Bisnis.com, MANADO – Asosiasi Unit Pengolahan Ikan (UPI) melansir tingkat utilitas pabrik di Bitung, Sulawesi Utara (Sulut) kian mendekati titik nadir akibat kekurangan bahan baku.
Pasokan bahan baku terus merosot sejak alih muat atau transhipment dilarang di akhir 2014. Relaksasi yang diberikan pun dinilai tak kunjung memperbaiki keadaan.
Basmi Said, Ketua Asosiasi UPI Kota Bitung, mengatakan tingkat utilitas pabrik pengolahan ikan di Bitung per Maret 2017 hanya mencapai 62 ton per hari atau 4,38% dari kapasitas terpasang sebesar 1.414 ton per hari.
Dikatakan, sebanyak 60% dari bahan baku yang diproduksi pabrik bahkan dipasok dari luar Bitung.
“Kami sangat kekurangan bahan baku.
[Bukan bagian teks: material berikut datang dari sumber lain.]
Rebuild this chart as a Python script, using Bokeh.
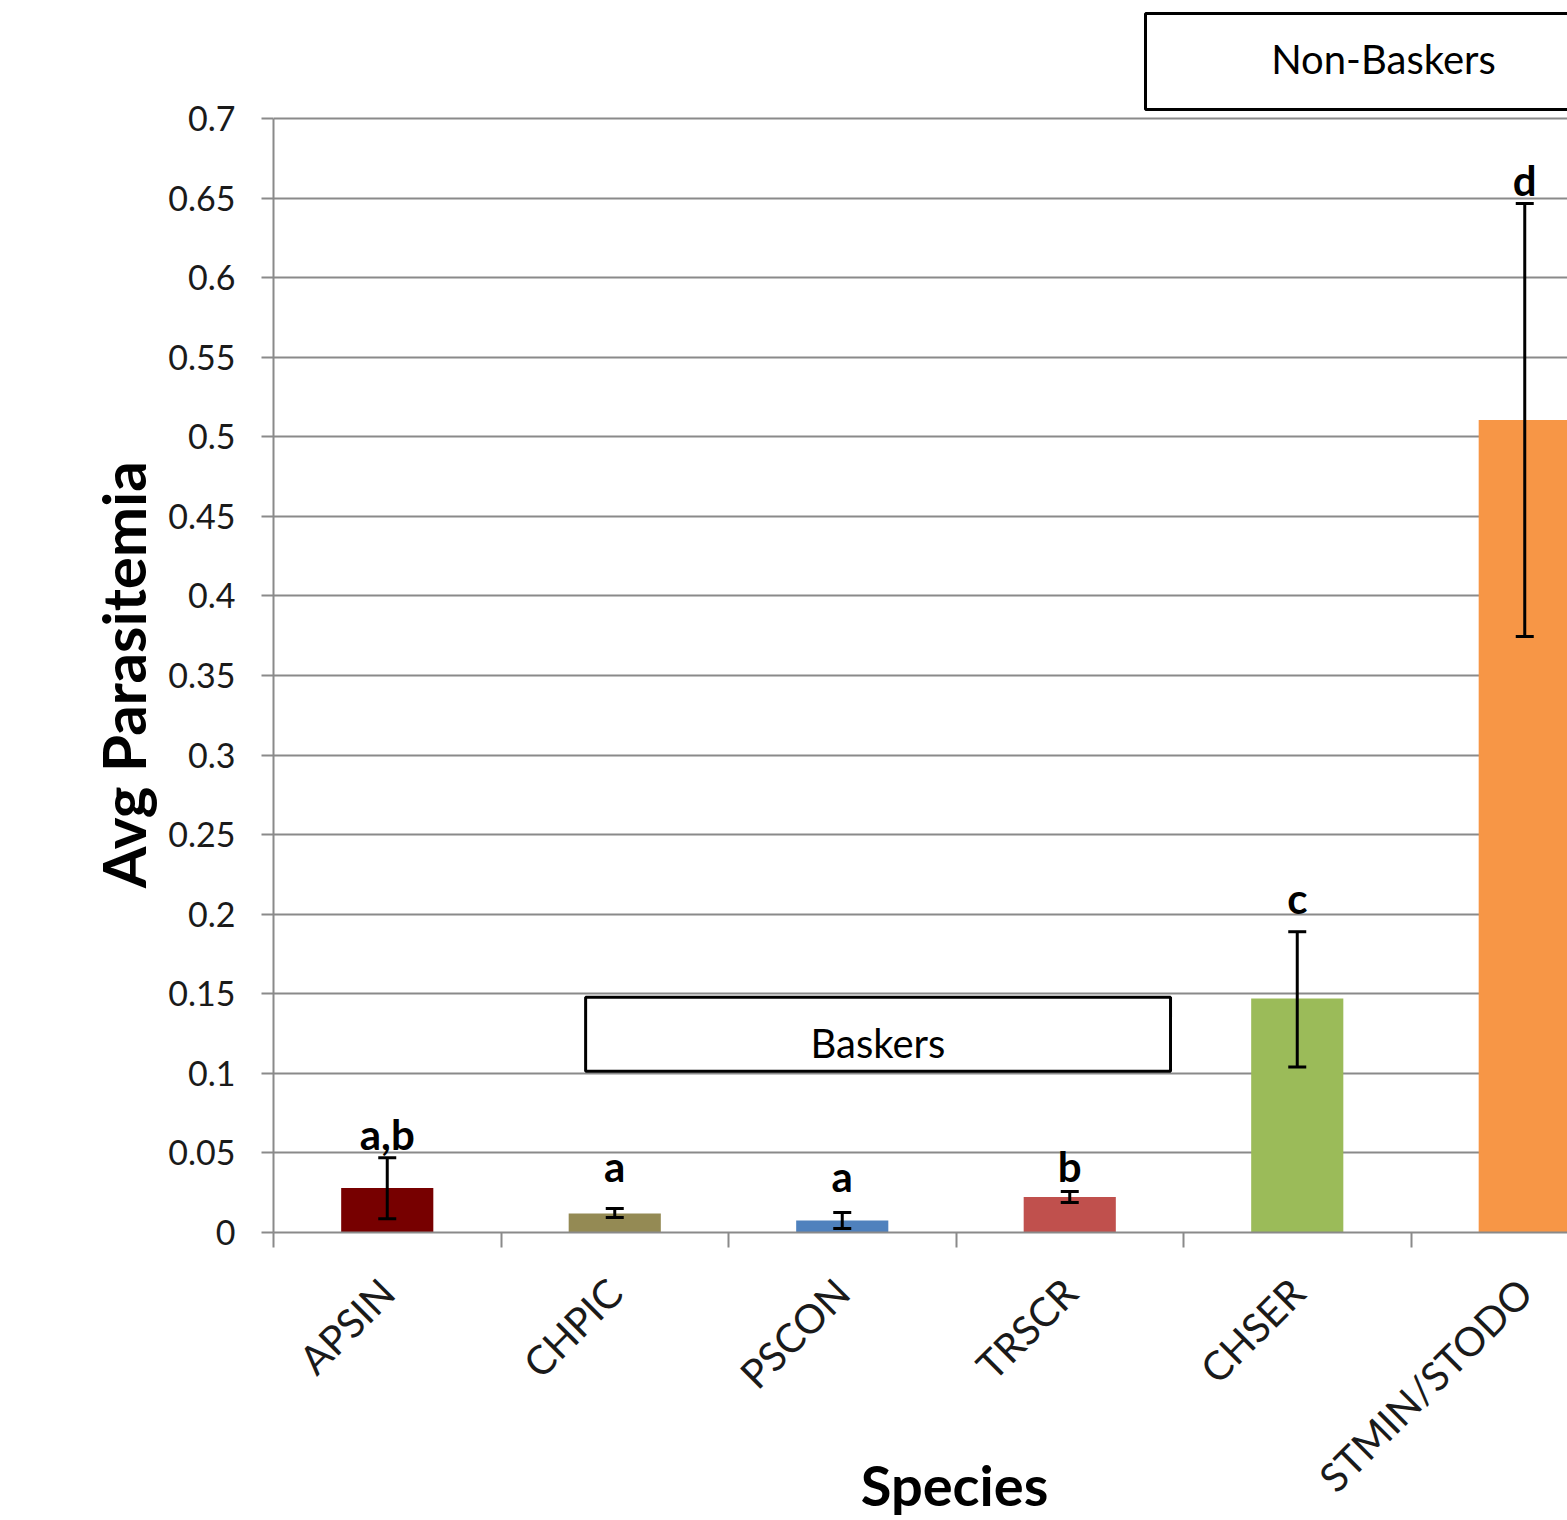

Dari tujuh pabrik pengalengan ikan di Bitung, saat ini hanya dua yang beroperasi,” jelas Basmi kepada Bisnis.com di Bitung, Kamis (27/4/2017).
Menurut Basmi jumlah unit pengolahan ikan di Bitung mencapai 53 pabrik yang terdiri dari 7 unit pengalengan ikan dan 5 unit pengolahan ikan kayu. Selain itu juga terdapat 12 unit pengolahan tuna segar dan 29 unit pembekuan atau cold storage.
Baca Juga
Asosiasi UPI Bitung mencatat, setahun pascapelarangan alih muat, utilitas pabrik pengolahan langsung merosot ke level 17,7% atau 250 ton per hari.
Utilitas pabrik yang menyusut dalam dua tahun terakhir menyebabkan penurunan tenaga kerja.
Basmi menerangkan, pada 2014, unit pengolahan ikan di Bitung masih mempekerjakan 12.848 karyawan dan per Maret 2017 tinggal tersisa sekitar 2.000 pekerja. Dengan kata lain, penurunan tenaga kerja diestimasi mencapai 84%.
Sebagaimana diketahui, Kementerian Kelautan & Perikanan (KKP) telah melarang kegiatan alih muat di laut sejak November 2014. Dalam Peraturan
Menteri Kelautan dan Perikanan Nomor 57 Tahun 2014, baik kapal penangkap maupun kapal pengangkut ikan harus mendaratkan hasi tangakapan di pelabuhan dalam negeri sebagaimana tercantum dalam Surat Izin Perusahaan Ikan (SIPI) dan Surat Izin Kapal Pengangkut Ikan (SIKPI). Pelanggaran terhadap ketentuan ini bisa berujung pada sanksi pencabutan izin.
Kelonggaran
Basmi mengakui, KKP memang telah memberikan kelonggaran terhadap beleid alih muat. Namun, relaksasi yang diberikan dinilai tidak rileks. Pasalnya, syarat yang ditentukan memberatkan pelaku usaha.
Dia mencontohkan, armada perikanan harus dilengkapi sistem pemantauan kapal, kamera pemantau, dan menempatkan pemantau atau observer dari pihak ketiga.
"Relakasi mungkin bisa menaikan produksi. Tapi cost semakin tinggi. Apakah kapak penangkap mampu? Jadi kami minta fleksibilitas," jelas Basmi.
Secara terpisah, Ronald Sorongan, Kepala Dinas Perikanan & Kelautan Sulawesi Utara, mengatakan relaksasi alih muat yang tidak longgar menyebabkan UPI terbebani biaya tinggi. Kondisi ini membuat lunglai industri perikanan di Bitung.
"Di sini ada juga trader, mereka tangkap di sini tapi kirim ke Muara Baru. Perusahaan di sini beli ikan ke Muara Baru, balik lagi jadi biaya tinggi kan," jelasnya.
Dia menambahkan, produksi ikan nelayan kecil di sisi lain memang mengalami peningkatan. Namun, pasokan dari nelayan kecil tidak bisa memenuhi kebutuhan pabrik pengolahan. Pasalnya, ukuran dan mutu produksi ikan nelaya kecil tidak sesuai dengan standard pabrikan.
Ronald mengusulkan pemantauan praktik alih muat bisa dipantau lewat pemeriksaan palkah kapal sebelum dan sesudah melaut.